AMR is at the G7, lessons from COVID-19
Dr Adam Roberts is an RSTMH Policy Adviser and Scientific Chair of our 2021 Annual Meeting on drug resistant infections.
As waves of COVID-19 continue to roll through societies, we are seeing data emerge on associated bacterial and fungal infections in COVID-19 patients and on antimicrobial usage for these patients. A recent comprehensive, multi-centre study shows that co- and secondary infections rates are very low (approximately 2%) but accompanying antimicrobial usage is extremely high (approximately 85%).
While still too early to be certain, it is likely that societies’ response to COVID-19 is changing the selective landscape for antimicrobial resistance (AMR) and this will continue to change until the vaccines start to make a difference on a global scale.
Tackling this rise of usage will depend on developing better protocols for antibiotic use and breaking the chains of COVID-19 transmission. Our greatest hope in this regard rests on the ongoing development of new vaccines and the rapid expansion of global vaccine coverage. Science’s success over the last year gives reason for hope.
COVID-19 continues to ravage the world, but vaccines are making a difference
The development and production of multiple efficacious vaccines around the world shows how we are able to rapidly respond if we have a platform of decades of investment in research infrastructure, scientific expertise and human capital at our disposal.
The fastest rollouts of the COVID-19 vaccines have already been projected to have saved almost 12,000 lives by the end of April in the UK alone, and this figure will increase over time and with continued vaccination efforts expanding to all countries.
Most of this work was paid for using public money through government grants and national infrastructures for vaccine development and testing, which will also play a crucial role in responding to new SARS-CoV-2 variants.
Response parallels with AMR
There are many parallels between the vaccines and SARS-CoV-2 and antimicrobials and drug-resistance in bacteria, fungi and viruses – as well as some important lessons to learn.
The need for new antimicrobial drugs is still ever present, as is the lack of promising compounds making it to market, which does not offer significant profits for new drugs. A recent analysis has highlighted that the average sales of new antibiotics in their first eight years on the market is only US$240m, meaning that the investment, estimated at >US$1 billion per drug, is unlikely to make a profitable return.

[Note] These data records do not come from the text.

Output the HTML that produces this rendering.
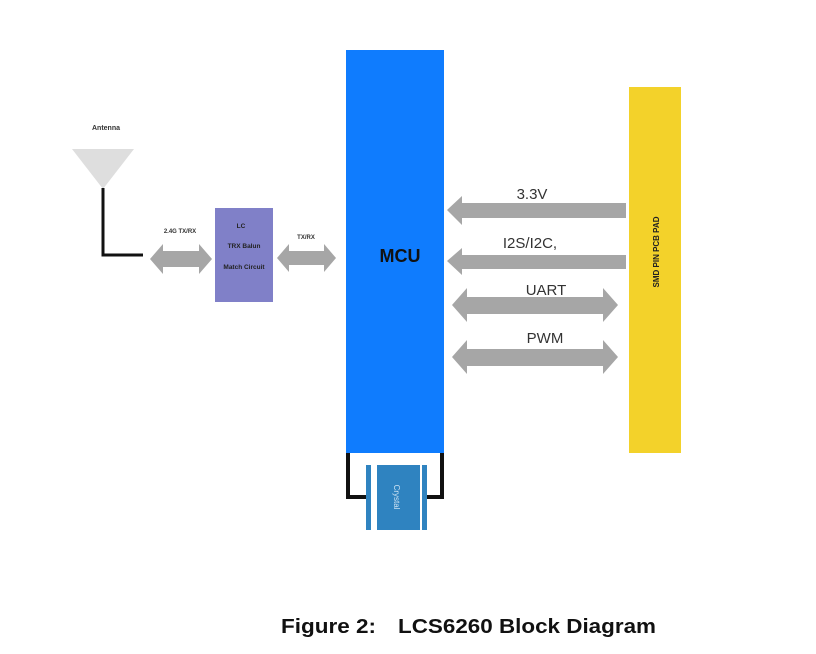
<!DOCTYPE html>
<html><head><meta charset="utf-8"><style>
body{margin:0;background:#fff;}
svg{display:block}
</style></head><body>
<svg width="816" height="654" viewBox="0 0 816 654" xmlns="http://www.w3.org/2000/svg" font-family="Liberation Sans, sans-serif">
<rect x="346" y="50" width="98" height="403" fill="#0f7cfe"/>
<text x="400" y="262" font-size="18" font-weight="bold" text-anchor="middle" fill="#111">MCU</text>
<rect x="629" y="87" width="52" height="366" fill="#f3d22a"/>
<text transform="translate(659,252) rotate(-90)" font-size="8" font-weight="bold" text-anchor="middle" fill="#222">SMD PIN PCB PAD</text>
<g fill="#a6a6a6">
<polygon points="447,210 462,196 462,203 626,203 626,218 462,218 462,225"/>
<polygon points="447,261 462,248 462,255 626,255 626,269 462,269 462,275"/>
<polygon points="452,305 467,288 467,297 603,297 603,288 618,305 603,322 603,314 467,314 467,322"/>
<polygon points="452,357 467,340 467,349 603,349 603,340 618,357 603,374 603,366 467,366 467,374"/>
</g>
<g font-size="15" fill="#333" text-anchor="middle">
<text x="532" y="199">3.3V</text>
<text x="530" y="248">I2S/I2C,</text>
<text x="546" y="295">UART</text>
<text x="545" y="343">PWM</text>
</g>
<text x="106" y="130" font-size="7" font-weight="bold" fill="#333" text-anchor="middle">Antenna</text>
<polygon points="72,149 134,149 103,189" fill="#dedede"/>
<polyline points="103,188 103,255 143,255" fill="none" stroke="#111" stroke-width="3"/>
<g fill="#a6a6a6">
<polygon points="150,259 163,244 163,251 199,251 199,244 212,259 199,274 199,267 163,267 163,274"/>
<polygon points="277,258 289,244 289,251 324,251 324,244 336,258 324,272 324,265 289,265 289,272"/>
</g>
<text x="180" y="233" font-size="6" font-weight="bold" fill="#333" text-anchor="middle">2.4G TX/RX</text>
<text x="306" y="239" font-size="6" font-weight="bold" fill="#333" text-anchor="middle">TX/RX</text>
<rect x="215" y="208" width="58" height="94" fill="#8080c8"/>
<g font-size="6.5" font-weight="bold" fill="#222" text-anchor="middle">
<text x="241" y="228">LC</text>
<text x="244" y="248">TRX Balun</text>
<text x="244" y="269">Match Circuit</text>
</g>
<polyline points="348,453 348,497 367,497" fill="none" stroke="#111" stroke-width="4"/>
<polyline points="442,453 442,497 423,497" fill="none" stroke="#111" stroke-width="4"/>
<rect x="366" y="465" width="5" height="65" fill="#2f83c0"/>
<rect x="377" y="465" width="43" height="65" fill="#2f83c0"/>
<rect x="422" y="465" width="5" height="65" fill="#2f83c0"/>
<text transform="translate(394,497) rotate(90)" font-size="8" fill="#cfe3f3" text-anchor="middle">Crystal</text>
<text x="281" y="633" font-size="20" font-weight="bold" fill="#111" textLength="95" lengthAdjust="spacingAndGlyphs">Figure 2:</text>
<text x="398" y="633" font-size="20" font-weight="bold" fill="#111" textLength="258" lengthAdjust="spacingAndGlyphs">LCS6260 Block Diagram</text>
</svg>
</body></html>
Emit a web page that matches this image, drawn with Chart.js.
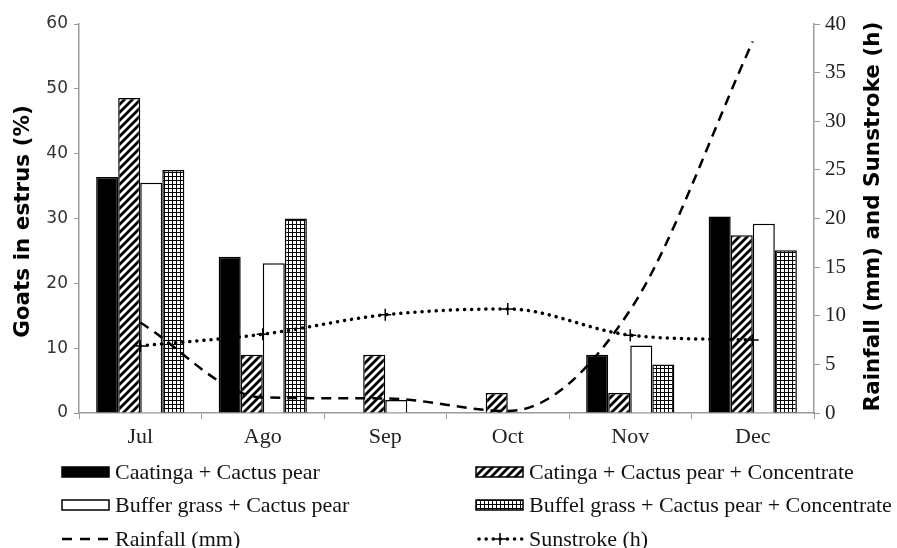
<!DOCTYPE html>
<html>
<head>
<meta charset="utf-8">
<script src="https://cdn.jsdelivr.net/npm/chart.js@4.4.1/dist/chart.umd.min.js"></script>
<style>
    html, body { margin: 0; padding: 0; background: #fff; }
    #chart { display: block; }
</style>
</head>
<body>
<canvas id="chart" width="897" height="548"></canvas>
<script>
// ================= DATA =================
const months = ["Jul", "Ago", "Sep", "Oct", "Nov", "Dec"];

const caatingaCactus = [36.4, 24.1, 0, 0, 9.0, 30.3];
const catingaCactusConc = [48.6, 9.0, 9.0, 3.1, 3.1, 27.4];
const bufferCactus = [35.5, 23.1, 2.0, 0, 10.4, 29.2];
const buffelCactusConc = [37.5, 30.0, 0, 0, 7.5, 25.1];

const rainfall = [9.3, 1.6, 1.5, 0.2, 10.6, 38.2];
const sunstroke = [6.9, 8.1, 10.1, 10.7, 8.0, 7.5];

const leftTicks = [0, 10, 20, 30, 40, 50, 60];
const rightTicks = [0, 5, 10, 15, 20, 25, 30, 35, 40];

// ================= PATTERNS =================
const canvas = document.getElementById("chart");
const ctx = canvas.getContext("2d");

function makeHatch() {
    const c = document.createElement("canvas");
    c.width = 8; c.height = 8;
    const g = c.getContext("2d");
    g.fillStyle = "#fff";
    g.fillRect(0, 0, 8, 8);
    g.strokeStyle = "#000";
    g.lineWidth = 2.8;
    g.beginPath();
    g.moveTo(-2, 10); g.lineTo(10, -2);
    g.moveTo(-2, 2); g.lineTo(2, -2);
    g.moveTo(6, 10); g.lineTo(10, 6);
    g.stroke();
    return ctx.createPattern(c, "repeat");
}

function makeGrid() {
    const c = document.createElement("canvas");
    c.width = 4; c.height = 4;
    const g = c.getContext("2d");
    g.fillStyle = "#fff";
    g.fillRect(0, 0, 4, 4);
    g.fillStyle = "#000";
    g.fillRect(0, 0, 4, 1);
    g.fillRect(0, 0, 1, 4);
    return ctx.createPattern(c, "repeat");
}

const hatch = makeHatch();
const grid = makeGrid();

// ================= LEGEND + TITLES =================
const axisGray = "#9a9a9a";

function drawSwatch(g, ds, x, y) {
    g.save();
    if (ds.type === "line") {
        g.strokeStyle = "#000";
        g.lineWidth = ds.borderWidth;
        g.lineCap = ds.borderCapStyle || "butt";
        g.setLineDash(ds.legendDash);
        g.beginPath();
        g.moveTo(x + (ds.pointStyle ? 3 : 0), y);
        g.lineTo(x + 47, y);
        g.stroke();
        if (ds.pointStyle === "cross") {
            g.setLineDash([]);
            g.lineWidth = 1.5;
            g.lineCap = "butt";
            g.beginPath();
            g.moveTo(x + 18, y); g.lineTo(x + 30, y);
            g.moveTo(x + 24, y - 6); g.lineTo(x + 24, y + 6);
            g.stroke();
        }
    } else {
        g.fillStyle = ds.backgroundColor;
        g.fillRect(x, y - 5, 47, 10);
        g.strokeStyle = "#000";
        g.lineWidth = 1.5;
        g.strokeRect(x, y - 5, 47, 10);
    }
    g.restore();
}

const extrasPlugin = {
    id: "extras",
    afterDraw(chart) {
        const g = chart.ctx;
        const area = chart.chartArea;
        const midY = (area.top + area.bottom) / 2;

        // axis titles (both read bottom to top)
        g.save();
        g.fillStyle = "#000";
        g.font = "bold 21.5px 'DejaVu Sans'";
        g.textAlign = "center";
        g.textBaseline = "middle";
        g.translate(23, midY + 3);
        g.rotate(-Math.PI / 2);
        g.fillText("Goats in estrus (%)", 0, 0);
        g.restore();

        g.save();
        g.fillStyle = "#000";
        g.font = "bold 21.5px 'DejaVu Sans'";
        g.textAlign = "center";
        g.textBaseline = "middle";
        g.translate(area.right + 59, midY - 2);
        g.rotate(-Math.PI / 2);
        g.fillText("Rainfall (mm) and Sunstroke (h)", 0, 0);
        g.restore();

        // legend, two columns
        const cols = [area.left - 17, area.left + 397];
        const rows = [area.bottom + 59, area.bottom + 92, area.bottom + 126];
        chart.data.datasets.forEach((ds, i) => {
            const x = cols[i % 2];
            const y = rows[Math.floor(i / 2)];
            drawSwatch(g, ds, x, y);
            g.save();
            g.fillStyle = "#111";
            g.font = "22px 'Liberation Serif'";
            g.textAlign = "left";
            g.textBaseline = "middle";
            g.fillText(ds.label, x + 53, y + 1);
            g.restore();
        });
    }
};

// ================= CHART =================
const barCommon = {
    type: "bar",
    borderColor: "#000",
    borderWidth: 1.5,
    yAxisID: "y",
    order: 2,
    categoryPercentage: 0.72,
    barPercentage: 1.0
};

new Chart(canvas, {
    type: "bar",
    data: {
        labels: months,
        datasets: [
            { ...barCommon, label: "Caatinga + Cactus pear", data: caatingaCactus, backgroundColor: "#000" },
            { ...barCommon, label: "Catinga + Cactus pear + Concentrate", data: catingaCactusConc, backgroundColor: hatch },
            { ...barCommon, label: "Buffer grass + Cactus pear", data: bufferCactus, backgroundColor: "#fff" },
            { ...barCommon, label: "Buffel grass + Cactus pear + Concentrate", data: buffelCactusConc, backgroundColor: grid },
            {
                type: "line",
                label: "Rainfall (mm)",
                data: rainfall,
                yAxisID: "y1",
                order: 1,
                borderColor: "#000",
                borderWidth: 2.5,
                borderDash: [10, 7],
                legendDash: [10, 8],
                cubicInterpolationMode: "monotone",
                pointRadius: 0,
                fill: false
            },
            {
                type: "line",
                label: "Sunstroke (h)",
                data: sunstroke,
                yAxisID: "y1",
                order: 1,
                borderColor: "#000",
                borderWidth: 3.5,
                borderCapStyle: "round",
                borderDash: [0.1, 7],
                legendDash: [0.1, 7],
                cubicInterpolationMode: "monotone",
                pointStyle: "cross",
                pointRadius: 6,
                pointBorderWidth: 1.5,
                pointBorderColor: "#000",
                fill: false
            }
        ]
    },
    options: {
        responsive: false,
        animation: false,
        layout: { padding: { left: 0, right: 0, top: 24, bottom: 95 } },
        plugins: {
            legend: { display: false },
            tooltip: { enabled: false }
        },
        scales: {
            x: {
                offset: true,
                afterFit: s => { s.height = 40; },
                grid: { display: true, drawOnChartArea: false, drawTicks: true, tickLength: 6, color: axisGray, offset: true },
                border: { color: axisGray, width: 1.5 },
                ticks: {
                    color: "#222",
                    padding: 5,
                    font: { family: "'Liberation Serif'", size: 22 },
                    maxRotation: 0
                }
            },
            y: {
                position: "left",
                min: 0,
                max: 60,
                afterFit: s => { s.width = 79; },
                afterBuildTicks: s => { s.ticks = leftTicks.map(v => ({ value: v })); },
                grid: { drawOnChartArea: false, drawTicks: true, tickLength: 5, color: axisGray },
                border: { color: axisGray, width: 1.5 },
                ticks: {
                    color: "#333",
                    padding: 6,
                    font: { family: "'DejaVu Sans'", size: 17 }
                }
            },
            y1: {
                position: "right",
                min: 0,
                max: 40,
                afterFit: s => { s.width = 83; },
                afterBuildTicks: s => { s.ticks = rightTicks.map(v => ({ value: v })); },
                grid: { drawOnChartArea: false, drawTicks: true, tickLength: 6, color: axisGray },
                border: { color: axisGray, width: 1.5 },
                ticks: {
                    color: "#222",
                    padding: 5,
                    font: { family: "'Liberation Serif'", size: 21 }
                }
            }
        }
    },
    plugins: [extrasPlugin]
});
</script>
</body>
</html>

Given this well-known market failure, is there anything we can learn from the recent COVID-19 response?
One lesson is not to delay responses to an emerging global health threat for fear of commercial losses. If antibiotics are considered as a public good, then the public has an interest in supporting the development of a reliable supply – regardless of whether they make a commercial loss or profit.
Between January and April 2020, public support enabled researchers and developers in Britain, Germany and the US to hit the ground running and develop and trial vaccines against a novel pathogen at record speed. In Oxford, ethical concerns also led to licensing agreements, which made early phase vaccine provision, rather than profits, a precondition for an eventual partnership with AstraZeneca.
Thinking about markets last and not first should be the default response to other global health emergencies. As colleagues and I have previously discussed, thinking about public options for R&D and making greater use of the remarkable integrated public clinical trials infrastructures that enabled the rapid testing of new technology platforms for COVID-19 vaccines could do much to reinvigorate, develop and overcome the infamous "valley of death" for promising antibiotics.
The Global Antibiotic Research and Development Partnership (GARDP)
There is in fact already an international organisation where antimicrobial development is delinked from economic profit. The Global Antibiotic Research and Development Partnership (GARDP) is accelerating the development of multiple treatments for drug resistant infections, for every person that needs them on a non-profit basis.
Initially created in 2016 by the WHO and DNDi, and funded by multiple governments, including the UK, South Africa, Germany and Japan, plus charities such as Wellcome Trust and the Bill & Melinda Gates Foundation, GARDP shows that a non-profit model can work in terms of raising funds for R&D into new antibiotics.
It is encouraging to see that the UK government, via the Global AMR Innovation Fund (GAMRIF), has just announced an additional £1million of funding for GARDP to support their activities. However, the scale of the AMR problem demands more, much more.
AMR is on the agenda
The UK is currently hosting the G7, with AMR on the agenda. This is, in itself, excellent; however, efforts are focused on implementing a G7-wide subscription model similar to the one already being trialled in the UK, which directly aims to incentivise a profit-based reward for antibiotics coming through the development pipeline. Meanwhile, parallel large-scale cuts to UK aid for disease prevention threaten to further undermine the efficacy of existing drugs.
Wouldn’t a more sustainable option lie in focusing public money, not on creating artificial market models, but on recalibrating the successful COVID-19 vaccine development and trials infrastructures to also work for antibiotics?
It would be prudent to explore these possibilities as early as possible, as what the COVID-19 pandemic has shown is that, to be reactive at speed, it helps to have those decades of funding, experience, collaboration, and infrastructure already in place.